> WRITTEN REQUEST:
Set all the material down again unchanged, without the pictures.

> DATA PROVIDED:
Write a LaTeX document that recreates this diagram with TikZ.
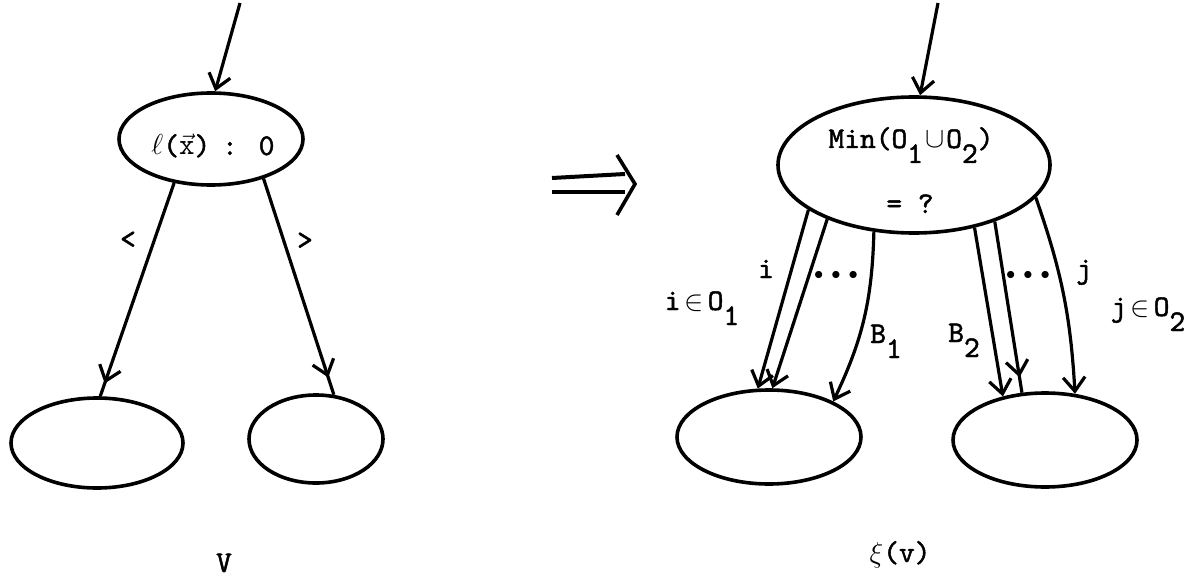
\documentclass[tikz,border=0pt]{standalone}
\usepackage{fontspec}
\newfontfamily\tw{lmmono10-regular.otf}[FakeBold=1.6]
\usetikzlibrary{shapes.geometric,arrows.meta,decorations.markings}
\newcommand{\lowsub}[1]{\raisebox{-7.5pt}{#1}}
\newcommand{\tdots}{{\fontsize{9}{9}\selectfont$\bullet$\hspace{4pt}$\bullet$\hspace{4pt}$\bullet$}}
\begin{document}
\begin{tikzpicture}[x=0.5pt,y=-0.5pt,
  line width=1.6pt,
  blob/.style={draw,ellipse,inner sep=0pt,line width=1.8pt},
  lbl/.style={font=\fontsize{15}{17}\tw,inner sep=0pt,anchor=base},
  lblc/.style={font=\fontsize{15}{17}\tw,inner sep=0pt,anchor=center},
  arr/.style={-{Straight Barb[length=7pt,width=11pt]}},
  headat/.style={postaction={decorate},decoration={markings,mark=at position #1 with {\arrow{Straight Barb[length=7pt,width=11pt]}}}}]
\useasboundingbox (0,0) rectangle (1199,583);
% left tree
\node[blob,minimum width=92pt,minimum height=46pt] (T1) at (211,139) {};
\node[blob,minimum width=86pt,minimum height=45pt] (L1) at (97,443) {};
\node[blob,minimum width=67pt,minimum height=44pt] (L2) at (316,439) {};
\coordinate (s1) at (240,3);
\draw[arr] (s1) -- (T1.85);
\draw[headat=0.94] (T1.-130) -- (L1.86);
\draw[headat=0.92] (T1.-37) -- (L2.68);
\node[lbl] (tA) at (213,155) {$\ell$(\(\vec{\mathtt{x}}\))\hspace{-2pt} : 0};
\node[lblc] (tlt) at (128,240) {<};
\node[lblc] (tgt) at (305,241) {>};
\node[lbl] (tV) at (224,572) {V};
% implication arrow
\draw[line width=2pt] (552,178) -- (625,174);
\draw[line width=2.4pt] (552,192) -- (625,192);
\draw[line width=1.8pt] (617,155) -- (635,184) -- (617,215);
% right tree
\node[blob,minimum width=136pt,minimum height=68pt] (T2) at (914,165) {};
\node[blob,minimum width=92pt,minimum height=47pt] (B1) at (769,437) {};
\node[blob,minimum width=92pt,minimum height=47pt] (B2) at (1045,440) {};
\coordinate (s2) at (938,3);
\draw[arr] (s2) -- (T2.85);
\draw[arr] (T2.-157) -- (B1.103);
\draw[arr] (T2.-148) -- (B1.86);
\draw[arr] (T2.-121) to[bend left=12] (B1.29);
\draw[arr] (T2.-46) -- (B2.134);
\draw[headat=0.91] (T2.-35) -- (B2.116);
\draw[arr] (T2.-15) to[bend left=8] (B2.57);
\node[lbl] (tM) at (911,148) {Min(O\lowsub{1}\hspace{1pt}$\cup$\hspace{1pt}O\lowsub{2})};
\node[lbl] (tQ) at (910,213) {= ?};
\node[lbl] (ti) at (766,278) {i};
\node[lbl] (tiO) at (702,310) {i\hspace{2pt}$\in$\hspace{2pt}O\lowsub{1}};
\node[lblc] (td1) at (836,275) {\tdots};
\node[lbl] (tB1) at (886,343) {B\lowsub{1}};
\node[lbl] (tB2) at (964,342) {B\lowsub{2}};
\node[lblc] (td2) at (1028,275) {\tdots};
\node[lbl] (tj) at (1084,278) {j};
\node[lbl] (tjO) at (1148,316) {j\hspace{2pt}$\in$\hspace{2pt}O\lowsub{2}};
\node[lbl] (txi) at (900,562) {$\xi$(v)};
\end{tikzpicture}
\end{document}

> THE OUTPUT:
Write a LaTeX document that recreates this diagram with TikZ.
\documentclass[tikz,border=0pt]{standalone}
\usepackage{fontspec}
\newfontfamily\tw{lmmono10-regular.otf}[FakeBold=1.6]
\usetikzlibrary{shapes.geometric,arrows.meta,decorations.markings}
\newcommand{\lowsub}[1]{\raisebox{-7.5pt}{#1}}
\newcommand{\tdots}{{\fontsize{9}{9}\selectfont$\bullet$\hspace{4pt}$\bullet$\hspace{4pt}$\bullet$}}
\begin{document}
\begin{tikzpicture}[x=0.5pt,y=-0.5pt,
  line width=1.6pt,
  blob/.style={draw,ellipse,inner sep=0pt,line width=1.8pt},
  lbl/.style={font=\fontsize{15}{17}\tw,inner sep=0pt,anchor=base},
  lblc/.style={font=\fontsize{15}{17}\tw,inner sep=0pt,anchor=center},
  arr/.style={-{Straight Barb[length=7pt,width=11pt]}},
  headat/.style={postaction={decorate},decoration={markings,mark=at position #1 with {\arrow{Straight Barb[length=7pt,width=11pt]}}}}]
\useasboundingbox (0,0) rectangle (1199,583);
% left tree
\node[blob,minimum width=92pt,minimum height=46pt] (T1) at (211,139) {};
\node[blob,minimum width=86pt,minimum height=45pt] (L1) at (97,443) {};
\node[blob,minimum width=67pt,minimum height=44pt] (L2) at (316,439) {};
\coordinate (s1) at (240,3);
\draw[arr] (s1) -- (T1.85);
\draw[headat=0.94] (T1.-130) -- (L1.86);
\draw[headat=0.92] (T1.-37) -- (L2.68);
\node[lbl] (tA) at (213,155) {$\ell$(\(\vec{\mathtt{x}}\))\hspace{-2pt} : 0};
\node[lblc] (tlt) at (128,240) {<};
\node[lblc] (tgt) at (305,241) {>};
\node[lbl] (tV) at (224,572) {V};
% implication arrow
\draw[line width=2pt] (552,178) -- (625,174);
\draw[line width=2.4pt] (552,192) -- (625,192);
\draw[line width=1.8pt] (617,155) -- (635,184) -- (617,215);
% right tree
\node[blob,minimum width=136pt,minimum height=68pt] (T2) at (914,165) {};
\node[blob,minimum width=92pt,minimum height=47pt] (B1) at (769,437) {};
\node[blob,minimum width=92pt,minimum height=47pt] (B2) at (1045,440) {};
\coordinate (s2) at (938,3);
\draw[arr] (s2) -- (T2.85);
\draw[arr] (T2.-157) -- (B1.103);
\draw[arr] (T2.-148) -- (B1.86);
\draw[arr] (T2.-121) to[bend left=12] (B1.29);
\draw[arr] (T2.-46) -- (B2.134);
\draw[headat=0.91] (T2.-35) -- (B2.116);
\draw[arr] (T2.-15) to[bend left=8] (B2.57);
\node[lbl] (tM) at (911,148) {Min(O\lowsub{1}\hspace{1pt}$\cup$\hspace{1pt}O\lowsub{2})};
\node[lbl] (tQ) at (910,213) {= ?};
\node[lbl] (ti) at (766,278) {i};
\node[lbl] (tiO) at (702,310) {i\hspace{2pt}$\in$\hspace{2pt}O\lowsub{1}};
\node[lblc] (td1) at (836,275) {\tdots};
\node[lbl] (tB1) at (886,343) {B\lowsub{1}};
\node[lbl] (tB2) at (964,342) {B\lowsub{2}};
\node[lblc] (td2) at (1028,275) {\tdots};
\node[lbl] (tj) at (1084,278) {j};
\node[lbl] (tjO) at (1148,316) {j\hspace{2pt}$\in$\hspace{2pt}O\lowsub{2}};
\node[lbl] (txi) at (900,562) {$\xi$(v)};
\end{tikzpicture}
\end{document}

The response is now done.